1. Perfect number

Prove that, ${2^{(p - 1)}}({2^p} - 1)$ is perfect number if $({2^p} - 1)$ is prime number

2. Originally Posted by seit
Prove that, ${2^{(p - 1)}}({2^p} - 1)$ is perfect number if $({2^p} - 1)$ is prime number
write the definition of the a perfect number.
list the factors of the number $2^kp$, where $p$ is prime.
then sum of the factors.

3. Originally Posted by seit
Prove that, ${2^{(p - 1)}}({2^p} - 1)$ is perfect number if $({2^p} - 1)$ is prime number
A number is perfect if the sum of it's divisors are twice the number.

Since by assumption

$2^p-1$ is prime the has only two divisors 1 and itself.
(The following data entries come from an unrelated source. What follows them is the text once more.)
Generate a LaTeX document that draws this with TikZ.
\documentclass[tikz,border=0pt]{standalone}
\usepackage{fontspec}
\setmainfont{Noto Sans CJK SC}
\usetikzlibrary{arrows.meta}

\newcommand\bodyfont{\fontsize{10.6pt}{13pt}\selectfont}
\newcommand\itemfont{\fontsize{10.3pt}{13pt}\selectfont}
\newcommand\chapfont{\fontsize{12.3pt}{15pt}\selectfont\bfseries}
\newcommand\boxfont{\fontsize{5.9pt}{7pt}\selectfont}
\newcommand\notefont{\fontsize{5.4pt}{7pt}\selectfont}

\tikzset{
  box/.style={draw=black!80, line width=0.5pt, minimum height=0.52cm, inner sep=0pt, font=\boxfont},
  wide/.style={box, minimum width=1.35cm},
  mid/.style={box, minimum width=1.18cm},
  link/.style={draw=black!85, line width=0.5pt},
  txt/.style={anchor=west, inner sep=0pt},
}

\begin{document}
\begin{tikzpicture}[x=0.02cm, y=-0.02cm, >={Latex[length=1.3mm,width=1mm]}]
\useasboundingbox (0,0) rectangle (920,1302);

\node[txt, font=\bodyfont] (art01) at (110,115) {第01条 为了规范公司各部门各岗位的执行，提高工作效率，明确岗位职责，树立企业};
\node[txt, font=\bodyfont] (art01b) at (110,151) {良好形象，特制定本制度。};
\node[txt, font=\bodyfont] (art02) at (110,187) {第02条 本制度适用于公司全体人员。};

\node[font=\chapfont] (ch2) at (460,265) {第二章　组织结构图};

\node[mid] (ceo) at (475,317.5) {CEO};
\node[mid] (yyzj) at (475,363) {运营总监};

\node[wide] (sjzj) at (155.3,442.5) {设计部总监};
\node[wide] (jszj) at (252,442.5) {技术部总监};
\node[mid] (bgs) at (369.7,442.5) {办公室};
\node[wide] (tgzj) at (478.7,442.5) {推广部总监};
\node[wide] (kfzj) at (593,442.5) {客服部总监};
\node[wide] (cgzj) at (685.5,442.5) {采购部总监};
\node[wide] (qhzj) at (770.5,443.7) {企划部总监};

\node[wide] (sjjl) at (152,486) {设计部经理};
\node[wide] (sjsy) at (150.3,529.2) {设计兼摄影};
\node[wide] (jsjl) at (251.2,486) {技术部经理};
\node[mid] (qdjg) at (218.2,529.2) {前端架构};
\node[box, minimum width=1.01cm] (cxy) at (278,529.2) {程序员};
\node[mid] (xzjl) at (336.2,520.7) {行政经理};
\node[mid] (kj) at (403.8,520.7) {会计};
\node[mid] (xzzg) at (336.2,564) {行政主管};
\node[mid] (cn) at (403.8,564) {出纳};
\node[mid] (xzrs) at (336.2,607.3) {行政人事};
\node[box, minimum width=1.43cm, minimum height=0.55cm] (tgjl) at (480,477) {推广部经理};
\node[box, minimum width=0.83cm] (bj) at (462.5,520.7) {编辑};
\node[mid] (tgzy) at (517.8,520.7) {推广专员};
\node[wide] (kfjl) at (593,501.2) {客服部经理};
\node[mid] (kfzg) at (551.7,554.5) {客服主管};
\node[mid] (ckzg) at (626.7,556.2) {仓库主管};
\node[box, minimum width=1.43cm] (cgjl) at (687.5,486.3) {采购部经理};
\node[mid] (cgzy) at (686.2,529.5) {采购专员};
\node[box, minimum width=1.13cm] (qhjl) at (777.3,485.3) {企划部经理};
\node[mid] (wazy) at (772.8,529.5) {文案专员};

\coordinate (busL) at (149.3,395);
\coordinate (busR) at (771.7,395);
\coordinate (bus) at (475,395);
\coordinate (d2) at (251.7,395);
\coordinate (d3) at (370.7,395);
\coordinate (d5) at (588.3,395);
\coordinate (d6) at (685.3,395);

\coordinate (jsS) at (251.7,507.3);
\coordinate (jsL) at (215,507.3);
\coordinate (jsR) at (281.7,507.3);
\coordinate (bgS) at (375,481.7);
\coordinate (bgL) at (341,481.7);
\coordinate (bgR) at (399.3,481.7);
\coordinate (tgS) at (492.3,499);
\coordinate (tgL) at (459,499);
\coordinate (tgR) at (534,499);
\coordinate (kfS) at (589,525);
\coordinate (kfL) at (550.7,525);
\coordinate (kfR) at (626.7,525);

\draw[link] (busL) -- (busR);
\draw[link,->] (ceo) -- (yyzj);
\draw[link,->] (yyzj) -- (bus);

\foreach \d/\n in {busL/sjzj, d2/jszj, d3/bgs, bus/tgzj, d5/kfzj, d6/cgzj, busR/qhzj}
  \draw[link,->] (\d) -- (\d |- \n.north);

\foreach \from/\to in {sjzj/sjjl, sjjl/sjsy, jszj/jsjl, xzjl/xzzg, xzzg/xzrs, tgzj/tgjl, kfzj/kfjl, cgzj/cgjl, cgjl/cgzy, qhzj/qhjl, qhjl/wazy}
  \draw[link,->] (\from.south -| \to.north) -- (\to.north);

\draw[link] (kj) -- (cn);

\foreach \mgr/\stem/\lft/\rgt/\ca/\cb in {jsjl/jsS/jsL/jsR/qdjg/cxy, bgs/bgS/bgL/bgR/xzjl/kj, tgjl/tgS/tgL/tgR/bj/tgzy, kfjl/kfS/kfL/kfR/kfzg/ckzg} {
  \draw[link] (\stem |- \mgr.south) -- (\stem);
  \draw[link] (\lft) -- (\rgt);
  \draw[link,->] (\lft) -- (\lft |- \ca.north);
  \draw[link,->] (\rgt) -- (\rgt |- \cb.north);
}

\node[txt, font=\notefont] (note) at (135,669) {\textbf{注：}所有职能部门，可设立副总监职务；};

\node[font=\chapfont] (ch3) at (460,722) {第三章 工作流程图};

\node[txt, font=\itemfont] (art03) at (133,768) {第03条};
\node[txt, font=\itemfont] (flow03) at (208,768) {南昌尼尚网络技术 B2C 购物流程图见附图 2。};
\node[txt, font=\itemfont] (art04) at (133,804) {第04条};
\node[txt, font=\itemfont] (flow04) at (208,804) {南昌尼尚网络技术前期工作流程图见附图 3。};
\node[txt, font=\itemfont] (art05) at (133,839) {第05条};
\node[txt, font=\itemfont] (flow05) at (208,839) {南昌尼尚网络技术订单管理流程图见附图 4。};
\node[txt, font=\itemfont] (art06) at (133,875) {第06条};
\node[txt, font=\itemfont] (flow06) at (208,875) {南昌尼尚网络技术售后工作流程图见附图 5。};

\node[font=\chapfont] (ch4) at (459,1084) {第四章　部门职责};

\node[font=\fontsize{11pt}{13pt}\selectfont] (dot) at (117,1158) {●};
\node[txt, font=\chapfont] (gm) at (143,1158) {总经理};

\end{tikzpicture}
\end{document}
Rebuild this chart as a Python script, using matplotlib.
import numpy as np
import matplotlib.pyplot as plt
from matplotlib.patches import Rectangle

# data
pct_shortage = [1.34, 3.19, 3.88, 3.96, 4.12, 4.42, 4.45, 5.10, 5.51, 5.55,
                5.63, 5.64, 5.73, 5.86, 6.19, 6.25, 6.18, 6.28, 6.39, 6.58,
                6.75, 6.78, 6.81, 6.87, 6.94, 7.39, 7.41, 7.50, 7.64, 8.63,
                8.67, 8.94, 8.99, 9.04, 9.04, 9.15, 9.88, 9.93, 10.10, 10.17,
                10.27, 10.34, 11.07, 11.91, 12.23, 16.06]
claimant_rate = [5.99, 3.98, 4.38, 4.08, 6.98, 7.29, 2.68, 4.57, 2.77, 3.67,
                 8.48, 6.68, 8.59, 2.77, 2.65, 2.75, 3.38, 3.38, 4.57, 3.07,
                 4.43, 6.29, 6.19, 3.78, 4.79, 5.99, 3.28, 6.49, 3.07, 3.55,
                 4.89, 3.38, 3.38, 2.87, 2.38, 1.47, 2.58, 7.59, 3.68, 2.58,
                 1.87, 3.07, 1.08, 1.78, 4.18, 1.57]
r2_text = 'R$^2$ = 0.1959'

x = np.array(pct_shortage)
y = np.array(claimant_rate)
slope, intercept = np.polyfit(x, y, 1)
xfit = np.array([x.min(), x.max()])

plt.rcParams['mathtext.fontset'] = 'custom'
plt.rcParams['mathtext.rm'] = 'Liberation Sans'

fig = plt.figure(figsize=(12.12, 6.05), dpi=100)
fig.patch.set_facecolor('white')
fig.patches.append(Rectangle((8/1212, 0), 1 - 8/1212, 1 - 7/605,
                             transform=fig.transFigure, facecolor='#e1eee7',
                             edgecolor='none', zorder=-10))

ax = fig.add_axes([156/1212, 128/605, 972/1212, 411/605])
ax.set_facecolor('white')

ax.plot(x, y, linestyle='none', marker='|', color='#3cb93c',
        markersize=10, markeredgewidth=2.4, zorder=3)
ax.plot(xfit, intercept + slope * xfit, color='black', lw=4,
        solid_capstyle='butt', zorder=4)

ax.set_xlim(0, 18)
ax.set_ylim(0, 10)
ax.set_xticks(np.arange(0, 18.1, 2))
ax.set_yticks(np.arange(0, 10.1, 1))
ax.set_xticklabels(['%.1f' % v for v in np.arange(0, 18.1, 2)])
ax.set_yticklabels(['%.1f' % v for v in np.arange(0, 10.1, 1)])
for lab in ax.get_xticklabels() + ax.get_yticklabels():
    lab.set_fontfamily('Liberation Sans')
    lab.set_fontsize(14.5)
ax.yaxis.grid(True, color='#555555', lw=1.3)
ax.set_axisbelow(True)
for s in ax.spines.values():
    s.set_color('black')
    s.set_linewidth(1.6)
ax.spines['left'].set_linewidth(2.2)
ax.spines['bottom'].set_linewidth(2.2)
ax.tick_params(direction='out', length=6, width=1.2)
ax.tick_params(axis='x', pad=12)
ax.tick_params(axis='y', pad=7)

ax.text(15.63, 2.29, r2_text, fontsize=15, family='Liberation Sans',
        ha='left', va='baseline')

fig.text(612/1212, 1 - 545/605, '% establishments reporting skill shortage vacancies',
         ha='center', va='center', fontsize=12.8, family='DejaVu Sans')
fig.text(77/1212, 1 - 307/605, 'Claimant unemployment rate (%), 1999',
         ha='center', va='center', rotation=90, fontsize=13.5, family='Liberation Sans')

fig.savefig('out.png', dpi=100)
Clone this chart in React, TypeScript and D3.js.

Since the other factor is just powers of 2 its divisors are

$1,2,4,...2^{p-1}$

Since the latter is a geometric series we get that

$\sum_{n=1}^{p}2^{n-1}=2^p-1$

$(2^p-1)+(2^p-1)=2(2^p-1)$

4. Originally Posted by seit
Prove that, ${2^{(p - 1)}}({2^p} - 1)$ is perfect number if $({2^p} - 1)$ is prime number
Also, you should know that if $n$ is an even perfect number say $n=2^{k-1}m$ then $m=2^k-1$ and it is a prime number.

Proof:

$m\in \mathbb{N}$ odd, $k\geqslant 2$.

$\text{gcd}(2^{k-1},m)=1$, hence:

$\sigma(n)=\sigma(2^{k-1}m)=\sigma(2^{k-1})\sigma(m)=(2^k-1)\sigma(m)$ (1)

$n$ is perfect number, therefor:

$\sigma(n)=2n=2^km$

With (1), we get:

$2^km=(2^k-1)\sigma(m)$ (2)

From the above we can deduce that $m=(2^k-1)M$, now if we put this $m$ to (2) we will get:

$2^k(2^k-1)M=(2^k-1)\sigma(m)$

Or:

$2^kM=\sigma(m)$.

$m$ and $M$ are both divisors of m, and therefor:

$2^kM=\sigma(m)\geqslant m+M=2^kM$.

The conclusion is that: $\sigma(m)=m+M$.